Can I be Prohibited from Owning a Pet in Massachusetts if I’m Convicted of Animal Cruelty?

In upholding a woman’s animal cruelty conviction for starving her dog to death, the Massachusetts Appeals Court today ruled it was proper for the trial judge to prohibit her from owning any pets as a condition of her probation.  The name of the case is Commonwealth v. Waller

In January of 2013, the defendant brought her pet dog, a miniature dachshund named Arthur, to a veterinary hospital in Woburn.  Arthur was nonresponsive and was immediately examined in the emergency department.  A vet determined that Arthur was the victim of prolonged malnutrition.  In addition to appearing emaciated, the dog was suffering from sores and scabs on one side of his body, and much of his hair had been rubbed away.  Such injuries result when an animal is lying down and not moving for extended periods of time.  Blood tests revealed Arthur was dehydrated and his vital signs suggested he was close to death.  He was cold to the touch and unable to react to stimuli.  He was also exhibiting symptoms associated with brain damage.  The medical staff at the hospital performed CPR on Arthur for about 20 minutes before concluding the dog could not be saved.  The vet euthanized the dog and the defendant was charged with violating the Massachusetts animal cruelty statute.  She was found guilty by a district court judge (after waiving her right to a jury trial).
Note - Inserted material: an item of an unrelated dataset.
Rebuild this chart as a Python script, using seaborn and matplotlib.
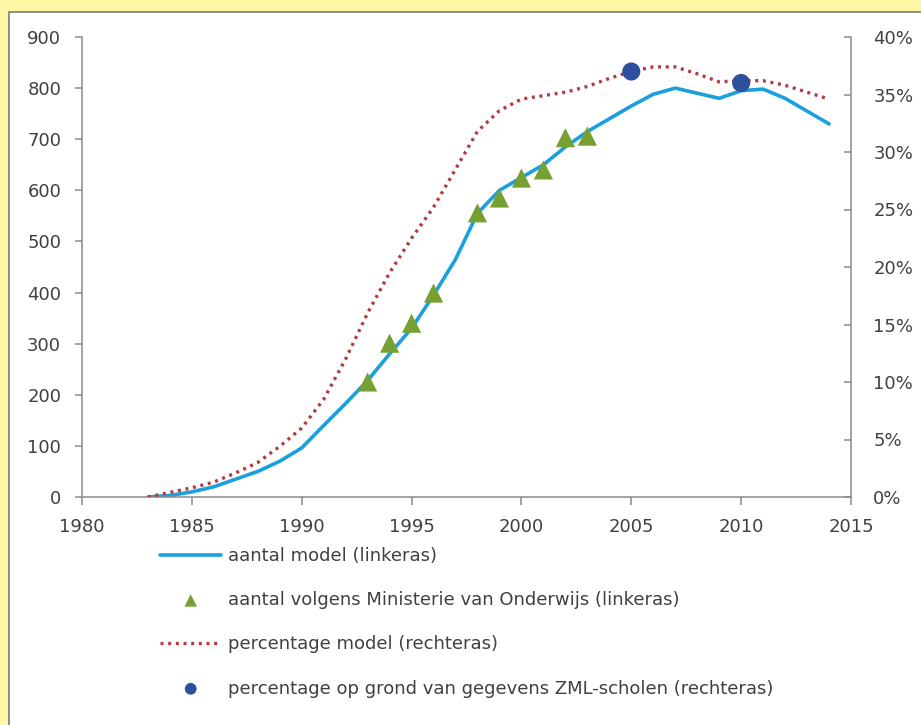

On appeal, the defendant asserted the district court judge had made a number of errors at her trial that compelled the reversal of her conviction.  The defendant primarily complained that the testimony of the treating vet and a second doctor who had performed a necropsy (an animal autopsy) constituted inappropriate opinion testimony.  The treating vet testified it typically takes many weeks for an animal to become emaciated, and it was therefore impossible for Arthur to become deathly skinny in only a week’s time (as suggested by the defendant).  The doctor who performed the necropsy opined that her examination did not reveal any disease that might have caused Arthur to lose weight in such dramatic fashion and his death was the result of malnourishment (which was caused by not being fed).  The Appeals Court ruled that the expert opinion testimony provided by the two doctors was properly admitted at the defendant’s trial.  The testimony was based on the witnesses’ personal observations of the dog and supported by valid scientific principles.  Therefore, the judge appropriately considered and relied on the experts’ testimony to convict the defendant.

The defendant also argued on appeal that two of her probationary conditions were unlawful.  The trial judge imposed a suspended jail sentence on the defendant and ordered her to serve five years of probation.  While on probation, the defendant is prohibited from owning a pet or animal of any kind.  The defendant argued this probationary condition was invalid because it interfered with her constitutional right to own property.  The Court disagreed, pointing out that constitutional rights are allowed to be restricted or eliminated when a defendant is placed on probation (for example, a convicted felon cannot possess a firearm, despite the Second Amendment’s guarantee of the right to bear arms).  The Court did agree, however, that the trial judge’s order that the defendant be subject to random inspections by the probation department or the MSPCA violated the Massachusetts Constitution.  Even probationers have an expectation of privacy that cannot be violated by the government without justification.  In order to search a probationer’s home, the government must have reasonable suspicion that the probationer is violating a condition of probation and must first obtain a search warrant.